Stated exercise. Copy the data exactly as it appears, and do not include any pictures.
*** Information shown ***
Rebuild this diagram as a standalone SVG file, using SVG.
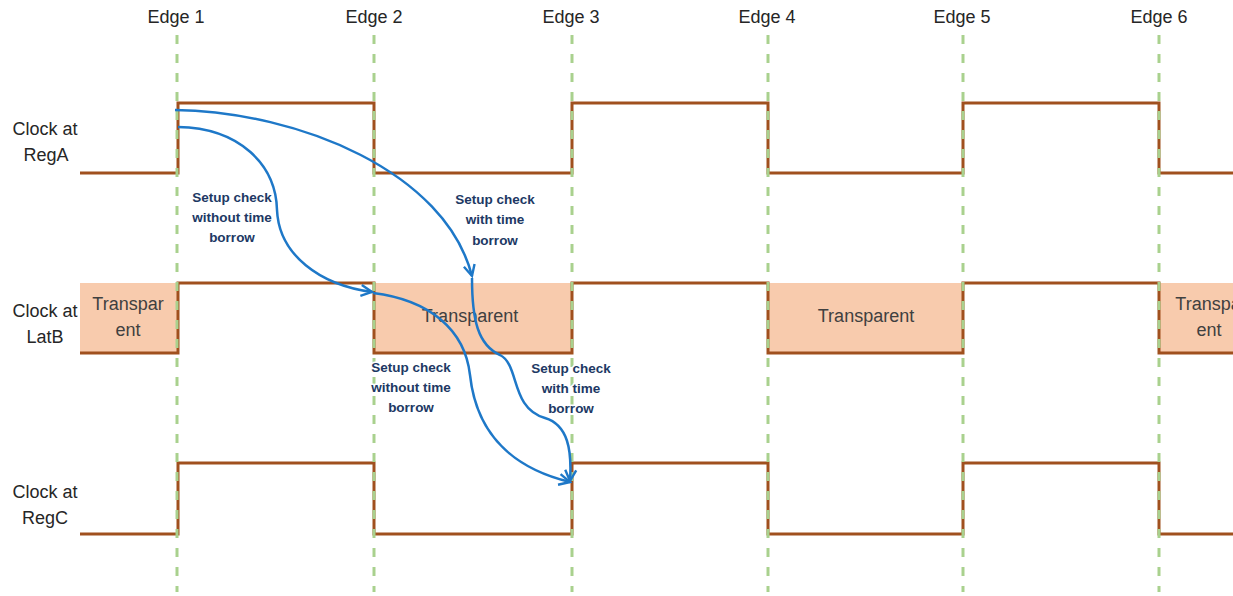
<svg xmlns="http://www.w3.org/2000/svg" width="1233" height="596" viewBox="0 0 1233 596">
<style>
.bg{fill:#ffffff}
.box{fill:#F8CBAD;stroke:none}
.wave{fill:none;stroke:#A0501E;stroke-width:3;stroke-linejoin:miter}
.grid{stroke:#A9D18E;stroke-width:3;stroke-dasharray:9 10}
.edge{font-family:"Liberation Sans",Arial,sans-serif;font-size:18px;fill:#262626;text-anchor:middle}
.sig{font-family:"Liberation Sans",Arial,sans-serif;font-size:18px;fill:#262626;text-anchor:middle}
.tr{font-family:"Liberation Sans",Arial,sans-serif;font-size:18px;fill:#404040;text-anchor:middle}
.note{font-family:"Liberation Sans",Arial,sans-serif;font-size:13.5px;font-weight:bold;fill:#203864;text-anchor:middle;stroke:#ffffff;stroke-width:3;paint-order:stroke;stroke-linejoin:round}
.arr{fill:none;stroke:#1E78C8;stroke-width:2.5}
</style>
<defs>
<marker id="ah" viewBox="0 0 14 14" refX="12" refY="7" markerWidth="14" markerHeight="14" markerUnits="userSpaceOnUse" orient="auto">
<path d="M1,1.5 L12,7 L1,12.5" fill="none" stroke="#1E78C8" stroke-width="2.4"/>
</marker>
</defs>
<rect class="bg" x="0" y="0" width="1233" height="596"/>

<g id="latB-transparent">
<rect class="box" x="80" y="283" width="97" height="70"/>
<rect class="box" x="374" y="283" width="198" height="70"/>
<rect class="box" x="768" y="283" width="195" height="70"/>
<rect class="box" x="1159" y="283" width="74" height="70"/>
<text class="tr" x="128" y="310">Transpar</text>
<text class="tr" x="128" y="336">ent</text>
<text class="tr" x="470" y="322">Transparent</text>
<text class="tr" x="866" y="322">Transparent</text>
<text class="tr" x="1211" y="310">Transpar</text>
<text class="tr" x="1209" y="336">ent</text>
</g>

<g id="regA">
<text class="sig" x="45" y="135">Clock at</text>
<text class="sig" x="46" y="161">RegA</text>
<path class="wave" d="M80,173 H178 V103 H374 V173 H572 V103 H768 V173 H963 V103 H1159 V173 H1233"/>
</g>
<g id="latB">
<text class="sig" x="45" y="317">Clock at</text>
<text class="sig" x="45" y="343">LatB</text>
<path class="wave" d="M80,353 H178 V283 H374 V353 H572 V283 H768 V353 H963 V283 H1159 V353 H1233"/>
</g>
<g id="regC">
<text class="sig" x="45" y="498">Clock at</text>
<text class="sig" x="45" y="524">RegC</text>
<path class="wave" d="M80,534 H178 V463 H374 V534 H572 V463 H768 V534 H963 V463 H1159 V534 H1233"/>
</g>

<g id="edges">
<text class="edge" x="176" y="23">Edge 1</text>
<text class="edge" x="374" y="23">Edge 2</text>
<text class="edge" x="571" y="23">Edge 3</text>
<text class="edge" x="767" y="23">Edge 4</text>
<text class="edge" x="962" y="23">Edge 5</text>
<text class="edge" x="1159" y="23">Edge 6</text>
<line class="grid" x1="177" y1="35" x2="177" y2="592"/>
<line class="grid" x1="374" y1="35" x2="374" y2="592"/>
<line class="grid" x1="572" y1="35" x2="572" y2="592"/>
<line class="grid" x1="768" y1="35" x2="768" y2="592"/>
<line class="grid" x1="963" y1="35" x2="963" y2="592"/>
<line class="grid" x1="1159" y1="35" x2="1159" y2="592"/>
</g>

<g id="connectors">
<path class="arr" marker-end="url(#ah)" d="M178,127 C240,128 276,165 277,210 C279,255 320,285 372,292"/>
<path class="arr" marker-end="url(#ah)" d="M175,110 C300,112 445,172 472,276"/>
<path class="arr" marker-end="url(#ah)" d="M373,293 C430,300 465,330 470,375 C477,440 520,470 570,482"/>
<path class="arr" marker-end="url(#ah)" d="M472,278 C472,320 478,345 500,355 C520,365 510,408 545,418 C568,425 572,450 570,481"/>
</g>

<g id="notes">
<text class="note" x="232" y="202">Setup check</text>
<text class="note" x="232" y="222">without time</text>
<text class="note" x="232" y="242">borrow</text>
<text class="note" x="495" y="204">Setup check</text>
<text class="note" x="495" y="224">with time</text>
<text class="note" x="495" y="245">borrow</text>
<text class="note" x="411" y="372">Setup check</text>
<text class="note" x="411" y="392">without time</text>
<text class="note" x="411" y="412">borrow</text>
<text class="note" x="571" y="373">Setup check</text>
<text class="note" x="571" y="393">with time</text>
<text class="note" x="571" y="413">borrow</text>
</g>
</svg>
***
Solution for this task.
Rebuild this diagram as a standalone SVG file, using SVG.
<svg xmlns="http://www.w3.org/2000/svg" width="1233" height="596" viewBox="0 0 1233 596">
<style>
.bg{fill:#ffffff}
.box{fill:#F8CBAD;stroke:none}
.wave{fill:none;stroke:#A0501E;stroke-width:3;stroke-linejoin:miter}
.grid{stroke:#A9D18E;stroke-width:3;stroke-dasharray:9 10}
.edge{font-family:"Liberation Sans",Arial,sans-serif;font-size:18px;fill:#262626;text-anchor:middle}
.sig{font-family:"Liberation Sans",Arial,sans-serif;font-size:18px;fill:#262626;text-anchor:middle}
.tr{font-family:"Liberation Sans",Arial,sans-serif;font-size:18px;fill:#404040;text-anchor:middle}
.note{font-family:"Liberation Sans",Arial,sans-serif;font-size:13.5px;font-weight:bold;fill:#203864;text-anchor:middle;stroke:#ffffff;stroke-width:3;paint-order:stroke;stroke-linejoin:round}
.arr{fill:none;stroke:#1E78C8;stroke-width:2.5}
</style>
<defs>
<marker id="ah" viewBox="0 0 14 14" refX="12" refY="7" markerWidth="14" markerHeight="14" markerUnits="userSpaceOnUse" orient="auto">
<path d="M1,1.5 L12,7 L1,12.5" fill="none" stroke="#1E78C8" stroke-width="2.4"/>
</marker>
</defs>
<rect class="bg" x="0" y="0" width="1233" height="596"/>

<g id="latB-transparent">
<rect class="box" x="80" y="283" width="97" height="70"/>
<rect class="box" x="374" y="283" width="198" height="70"/>
<rect class="box" x="768" y="283" width="195" height="70"/>
<rect class="box" x="1159" y="283" width="74" height="70"/>
<text class="tr" x="128" y="310">Transpar</text>
<text class="tr" x="128" y="336">ent</text>
<text class="tr" x="470" y="322">Transparent</text>
<text class="tr" x="866" y="322">Transparent</text>
<text class="tr" x="1211" y="310">Transpar</text>
<text class="tr" x="1209" y="336">ent</text>
</g>

<g id="regA">
<text class="sig" x="45" y="135">Clock at</text>
<text class="sig" x="46" y="161">RegA</text>
<path class="wave" d="M80,173 H178 V103 H374 V173 H572 V103 H768 V173 H963 V103 H1159 V173 H1233"/>
</g>
<g id="latB">
<text class="sig" x="45" y="317">Clock at</text>
<text class="sig" x="45" y="343">LatB</text>
<path class="wave" d="M80,353 H178 V283 H374 V353 H572 V283 H768 V353 H963 V283 H1159 V353 H1233"/>
</g>
<g id="regC">
<text class="sig" x="45" y="498">Clock at</text>
<text class="sig" x="45" y="524">RegC</text>
<path class="wave" d="M80,534 H178 V463 H374 V534 H572 V463 H768 V534 H963 V463 H1159 V534 H1233"/>
</g>

<g id="edges">
<text class="edge" x="176" y="23">Edge 1</text>
<text class="edge" x="374" y="23">Edge 2</text>
<text class="edge" x="571" y="23">Edge 3</text>
<text class="edge" x="767" y="23">Edge 4</text>
<text class="edge" x="962" y="23">Edge 5</text>
<text class="edge" x="1159" y="23">Edge 6</text>
<line class="grid" x1="177" y1="35" x2="177" y2="592"/>
<line class="grid" x1="374" y1="35" x2="374" y2="592"/>
<line class="grid" x1="572" y1="35" x2="572" y2="592"/>
<line class="grid" x1="768" y1="35" x2="768" y2="592"/>
<line class="grid" x1="963" y1="35" x2="963" y2="592"/>
<line class="grid" x1="1159" y1="35" x2="1159" y2="592"/>
</g>

<g id="connectors">
<path class="arr" marker-end="url(#ah)" d="M178,127 C240,128 276,165 277,210 C279,255 320,285 372,292"/>
<path class="arr" marker-end="url(#ah)" d="M175,110 C300,112 445,172 472,276"/>
<path class="arr" marker-end="url(#ah)" d="M373,293 C430,300 465,330 470,375 C477,440 520,470 570,482"/>
<path class="arr" marker-end="url(#ah)" d="M472,278 C472,320 478,345 500,355 C520,365 510,408 545,418 C568,425 572,450 570,481"/>
</g>

<g id="notes">
<text class="note" x="232" y="202">Setup check</text>
<text class="note" x="232" y="222">without time</text>
<text class="note" x="232" y="242">borrow</text>
<text class="note" x="495" y="204">Setup check</text>
<text class="note" x="495" y="224">with time</text>
<text class="note" x="495" y="245">borrow</text>
<text class="note" x="411" y="372">Setup check</text>
<text class="note" x="411" y="392">without time</text>
<text class="note" x="411" y="412">borrow</text>
<text class="note" x="571" y="373">Setup check</text>
<text class="note" x="571" y="393">with time</text>
<text class="note" x="571" y="413">borrow</text>
</g>
</svg>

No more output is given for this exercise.